Ainsi, plus Ralph voit son pou­voir s’effriter tan­dis que Jack ren­force en pro­por­tion le sien, plus la régres­sion vers la bar­ba­rie s’achève, consa­crant in fine le règne de la tyrannie.

Ce que le Rous­seau du Dis­cours sur l’origine et les fon­de­ments de l’inégalité parmi les hommes appelle « un juste milieu entre l’indolence de l’état pri­mi­tif et la pétu­lante acti­vité de notre amour-propre » et  qu’il défi­nit comme « l’époque la plus heu­reuse et la plus durable » — une« véri­table jeu­nesse du monde »  qu’il attri­bue à l’insularité : « De grandes inon­da­tions ou des trem­ble­ments de terre envi­ron­nèrent d’eau ou de pré­ci­pices des can­tons habi­tés ; des révo­lu­tions du globe déta­chèrent et cou­pèrent en îles des por­tions du conti­nent.
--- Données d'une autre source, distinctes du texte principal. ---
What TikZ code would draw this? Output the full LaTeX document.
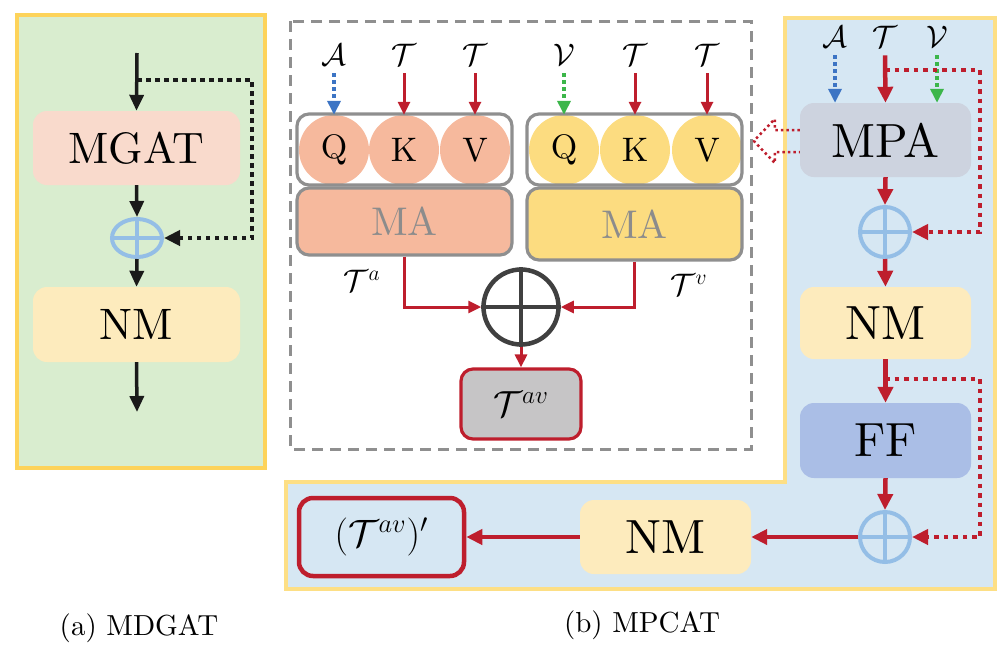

On conçoit qu’entre des hommes ainsi rap­pro­chés et for­cés de vivre ensemble, il dut se for­mer un idiome com­mun plu­tôt qu’entre ceux qui erraient libre­ment dans les forêts de la terre ferme. ») reçoit un bru­tal coup d’arrêt.
Car ces col­lé­giens à la beauté angé­lique issus de la meilleure société anglaise versent dans une forme de sau­va­ge­rie pri­mi­tive qui congé­die avec force l’humanisme rous­seauiste si pré­gnant dans la deuxième moi­tié du XXe siècle – « l’homme est bon, c’est la société qui le per­ver­tit » – et nous font objec­ti­ver com­bien il est aisé de som­brer dans une bar­ba­rie allant jusqu’aux meurtres.  Face à l’âge sans pitié de ces enfants et der­rière les façades de l’éducation civi­li­sée demeurent, indé­ra­ci­nables, les pas­sions pri­mi­tives mons­trueuses (héri­tées davan­tage de Sade que de Rous­seau) de l’Homme hanté par ses peurs les plus ances­trales. Un homme, n’en déplaise aux Lumières, qui ne naît pas bon.